## Supplied information
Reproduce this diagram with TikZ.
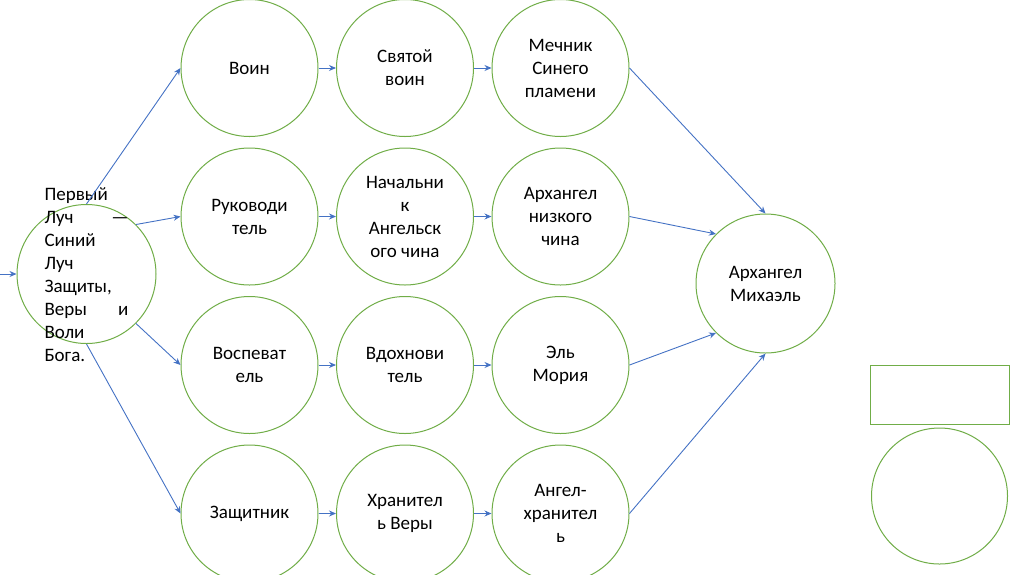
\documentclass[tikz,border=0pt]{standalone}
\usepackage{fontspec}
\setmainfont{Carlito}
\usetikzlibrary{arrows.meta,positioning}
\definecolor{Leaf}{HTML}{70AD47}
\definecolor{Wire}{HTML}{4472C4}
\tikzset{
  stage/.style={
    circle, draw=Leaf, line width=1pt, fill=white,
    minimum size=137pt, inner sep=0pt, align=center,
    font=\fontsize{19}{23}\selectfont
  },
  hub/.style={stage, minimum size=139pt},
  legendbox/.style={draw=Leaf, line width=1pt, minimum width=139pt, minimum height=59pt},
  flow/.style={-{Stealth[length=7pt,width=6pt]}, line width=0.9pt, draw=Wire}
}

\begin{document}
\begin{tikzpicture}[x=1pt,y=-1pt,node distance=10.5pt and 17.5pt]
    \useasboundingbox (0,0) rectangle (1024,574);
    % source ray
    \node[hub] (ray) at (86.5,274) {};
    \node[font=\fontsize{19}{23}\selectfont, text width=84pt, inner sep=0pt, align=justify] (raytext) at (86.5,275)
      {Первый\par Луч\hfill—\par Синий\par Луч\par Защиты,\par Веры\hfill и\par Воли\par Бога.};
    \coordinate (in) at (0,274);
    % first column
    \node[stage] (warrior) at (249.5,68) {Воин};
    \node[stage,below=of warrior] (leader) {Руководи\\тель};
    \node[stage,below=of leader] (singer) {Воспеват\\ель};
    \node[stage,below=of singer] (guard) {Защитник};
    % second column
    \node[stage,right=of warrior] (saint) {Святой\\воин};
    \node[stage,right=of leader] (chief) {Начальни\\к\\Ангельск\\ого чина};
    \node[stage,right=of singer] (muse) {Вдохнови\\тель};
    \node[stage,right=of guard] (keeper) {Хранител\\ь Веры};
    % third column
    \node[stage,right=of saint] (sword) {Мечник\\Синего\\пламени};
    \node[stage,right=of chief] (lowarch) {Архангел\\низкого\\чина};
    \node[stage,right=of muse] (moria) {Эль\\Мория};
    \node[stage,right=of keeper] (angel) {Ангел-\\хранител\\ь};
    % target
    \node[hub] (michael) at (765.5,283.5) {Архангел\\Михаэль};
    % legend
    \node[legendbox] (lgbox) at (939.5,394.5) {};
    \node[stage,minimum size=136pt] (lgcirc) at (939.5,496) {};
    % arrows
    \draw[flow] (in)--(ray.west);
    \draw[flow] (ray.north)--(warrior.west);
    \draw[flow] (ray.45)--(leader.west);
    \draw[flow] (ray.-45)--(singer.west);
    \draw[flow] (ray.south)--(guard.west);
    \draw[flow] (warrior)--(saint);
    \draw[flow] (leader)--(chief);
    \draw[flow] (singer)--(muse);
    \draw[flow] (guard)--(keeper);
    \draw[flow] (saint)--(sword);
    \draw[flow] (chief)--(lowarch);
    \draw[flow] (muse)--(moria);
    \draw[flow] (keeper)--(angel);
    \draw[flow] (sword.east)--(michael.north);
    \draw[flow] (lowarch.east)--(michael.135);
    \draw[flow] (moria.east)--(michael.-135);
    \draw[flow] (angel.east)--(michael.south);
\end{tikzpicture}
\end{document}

## What is being asked
Write out the listing word for word, omitting the pictures it holds.

## The output
Reproduce this diagram with TikZ.
\documentclass[tikz,border=0pt]{standalone}
\usepackage{fontspec}
\setmainfont{Carlito}
\usetikzlibrary{arrows.meta,positioning}
\definecolor{Leaf}{HTML}{70AD47}
\definecolor{Wire}{HTML}{4472C4}
\tikzset{
  stage/.style={
    circle, draw=Leaf, line width=1pt, fill=white,
    minimum size=137pt, inner sep=0pt, align=center,
    font=\fontsize{19}{23}\selectfont
  },
  hub/.style={stage, minimum size=139pt},
  legendbox/.style={draw=Leaf, line width=1pt, minimum width=139pt, minimum height=59pt},
  flow/.style={-{Stealth[length=7pt,width=6pt]}, line width=0.9pt, draw=Wire}
}

\begin{document}
\begin{tikzpicture}[x=1pt,y=-1pt,node distance=10.5pt and 17.5pt]
    \useasboundingbox (0,0) rectangle (1024,574);
    % source ray
    \node[hub] (ray) at (86.5,274) {};
    \node[font=\fontsize{19}{23}\selectfont, text width=84pt, inner sep=0pt, align=justify] (raytext) at (86.5,275)
      {Первый\par Луч\hfill—\par Синий\par Луч\par Защиты,\par Веры\hfill и\par Воли\par Бога.};
    \coordinate (in) at (0,274);
    % first column
    \node[stage] (warrior) at (249.5,68) {Воин};
    \node[stage,below=of warrior] (leader) {Руководи\\тель};
    \node[stage,below=of leader] (singer) {Воспеват\\ель};
    \node[stage,below=of singer] (guard) {Защитник};
    % second column
    \node[stage,right=of warrior] (saint) {Святой\\воин};
    \node[stage,right=of leader] (chief) {Начальни\\к\\Ангельск\\ого чина};
    \node[stage,right=of singer] (muse) {Вдохнови\\тель};
    \node[stage,right=of guard] (keeper) {Хранител\\ь Веры};
    % third column
    \node[stage,right=of saint] (sword) {Мечник\\Синего\\пламени};
    \node[stage,right=of chief] (lowarch) {Архангел\\низкого\\чина};
    \node[stage,right=of muse] (moria) {Эль\\Мория};
    \node[stage,right=of keeper] (angel) {Ангел-\\хранител\\ь};
    % target
    \node[hub] (michael) at (765.5,283.5) {Архангел\\Михаэль};
    % legend
    \node[legendbox] (lgbox) at (939.5,394.5) {};
    \node[stage,minimum size=136pt] (lgcirc) at (939.5,496) {};
    % arrows
    \draw[flow] (in)--(ray.west);
    \draw[flow] (ray.north)--(warrior.west);
    \draw[flow] (ray.45)--(leader.west);
    \draw[flow] (ray.-45)--(singer.west);
    \draw[flow] (ray.south)--(guard.west);
    \draw[flow] (warrior)--(saint);
    \draw[flow] (leader)--(chief);
    \draw[flow] (singer)--(muse);
    \draw[flow] (guard)--(keeper);
    \draw[flow] (saint)--(sword);
    \draw[flow] (chief)--(lowarch);
    \draw[flow] (muse)--(moria);
    \draw[flow] (keeper)--(angel);
    \draw[flow] (sword.east)--(michael.north);
    \draw[flow] (lowarch.east)--(michael.135);
    \draw[flow] (moria.east)--(michael.-135);
    \draw[flow] (angel.east)--(michael.south);
\end{tikzpicture}
\end{document}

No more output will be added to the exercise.